**** Recorded information ****

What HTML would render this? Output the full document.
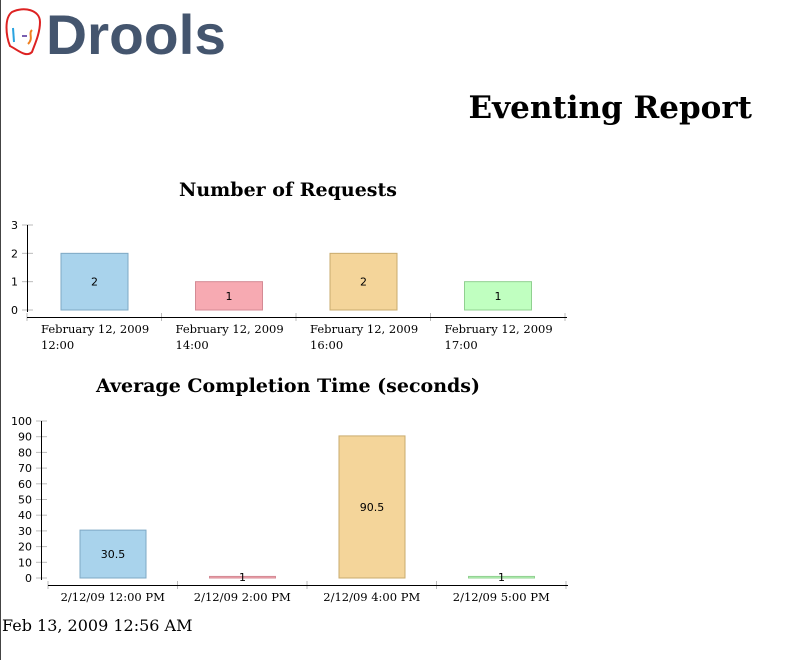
<!DOCTYPE html>
<html><head><meta charset="utf-8">
<style>
body{margin:0;width:792px;height:660px;overflow:hidden;background:#fff;position:relative;font-family:"DejaVu Serif","Liberation Serif",serif}
#border{position:absolute;left:0;top:0;width:1px;height:660px;background:#444}
#logo{position:absolute;left:2px;top:4px}
#title{position:absolute;right:40px;top:90px;font-size:31px;font-weight:bold;margin:0}
#footer{position:absolute;left:2px;top:616px;font-size:16px}
svg{position:absolute;left:0;top:0}
</style></head><body>
<div id="border"></div>
<svg id="logo" width="230" height="56" viewBox="0 0 230 56">
<path d="M10 8 C22 2 38 6 38 18 C38 30 32 42 30 48 C24 54 16 46 8 42 C4 32 2 14 10 8Z" fill="none" stroke="#d22" stroke-width="2"/>
<line x1="11" y1="24" x2="12" y2="38" stroke="#29a3e0" stroke-width="2"/>
<line x1="20" y1="32" x2="25" y2="32" stroke="#7a5fb0" stroke-width="2"/>
<path d="M30 26 C26 30 32 34 26 40" fill="none" stroke="#f08020" stroke-width="2"/>
<text x="44" y="50" font-family="Liberation Sans,sans-serif" font-weight="bold" font-size="56" fill="#44556e" textLength="180" lengthAdjust="spacingAndGlyphs">Drools</text>
</svg>
<h1 id="title">Eventing Report</h1>
<svg id="charts" width="792" height="660"></svg>
<div id="footer">Feb 13, 2009 12:56 AM</div>
<script>
const c1Cats=[["February 12, 2009","12:00"],["February 12, 2009","14:00"],["February 12, 2009","16:00"],["February 12, 2009","17:00"]];
const c1Vals=[2,1,2,1];
const c1Ticks=[0,1,2,3];
const c2Cats=[["2/12/09 12:00 PM"],["2/12/09 2:00 PM"],["2/12/09 4:00 PM"],["2/12/09 5:00 PM"]];
const c2Vals=[30.5,1,90.5,1];
const c2Ticks=[0,10,20,30,40,50,60,70,80,90,100];
const fills=["#a9d3ec","#f7aab2","#f4d59a","#c0ffc0"];
const strokes=["#7ea8c4","#d48a94","#c9ab6e","#90d090"];
const svg=document.getElementById('charts');
const NS="http://www.w3.org/2000/svg";
function mk(t,a,txt){const e=document.createElementNS(NS,t);for(const k in a)e.setAttribute(k,a[k]);if(txt!=null)e.textContent=txt;svg.appendChild(e);return e;}
function chart(o){
  const y=v=>o.y0-(v-0)/(o.max)*(o.y0-o.yTop);
  let t=mk('text',{x:o.tx,y:o.ty,'text-anchor':'middle','font-size':19,'font-weight':'bold','font-family':'DejaVu Serif,serif'},o.title);
  
  
  o.ticks.forEach(v=>{
    mk('line',{x1:o.ax-5,x2:o.ax+6,y1:y(v),y2:y(v),stroke:'#bbb'});
    const l=mk('text',{x:o.ax-9,y:y(v)+4,'text-anchor':'end','font-size':11,'font-family':'DejaVu Sans,sans-serif'},v);
    
    
  });
  let ax=mk('line',{x1:o.ax+0.5,y1:o.yTop,x2:o.ax+0.5,y2:o.y0+2,stroke:'#000'});
  
  
  const n=o.cats.length,w=(o.xe-o.xs)/n;
  for(let i=0;i<=n;i++)mk('line',{x1:o.xs+i*w,x2:o.xs+i*w,y1:o.xy-4,y2:o.xy+4,stroke:'#bbb'});
  let xa=mk('line',{x1:o.xs,y1:o.xy+0.5,x2:o.xe+2,y2:o.xy+0.5,stroke:'#000'});
  
  
  o.vals.forEach((v,i)=>{
    const bx=o.xs+i*w+o.off,top=y(v);
    const r=mk('rect',{x:bx,y:top,width:o.bw,height:Math.max(o.y0-top,1),fill:fills[i],stroke:strokes[i]});
    
    
    const l=mk('text',{x:bx+o.bw/2,y:(top+o.y0)/2+4,'text-anchor':'middle','font-size':11,'font-family':'DejaVu Sans,sans-serif'},v);
    
    
    o.cats[i].forEach((s,j)=>{
      const cl=mk('text',{x:o.lc?o.xs+i*w+w/2:o.xs+i*w+14,y:o.xy+16+j*16,'text-anchor':o.lc?'middle':'start','font-size':11.5,'font-family':'DejaVu Serif,serif'},s);
      
      
    });
  });
}
chart({name:'requests',title:'Number of Requests',tx:288,ty:196,ax:27,yTop:225,y0:310,max:3,ticks:c1Ticks,xs:27,xe:565,xy:317,off:34,bw:67,cats:c1Cats,vals:c1Vals,lc:false});
chart({name:'completion',title:'Average Completion Time (seconds)',tx:288,ty:392,ax:41,yTop:421,y0:578,max:100,ticks:c2Ticks,xs:48,xe:566,xy:585,off:32,bw:66,cats:c2Cats,vals:c2Vals,lc:true});
</script>
</body></html>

****

(Problem to work on) Identify all lines where the word "document" shows up. Copy them.

(Task answer)
What HTML would render this? Output the full document.
const svg=document.getElementById('charts');
function mk(t,a,txt){const e=document.createElementNS(NS,t);for(const k in a)e.setAttribute(k,a[k]);if(txt!=null)e.textContent=txt;svg.appendChild(e);return e;}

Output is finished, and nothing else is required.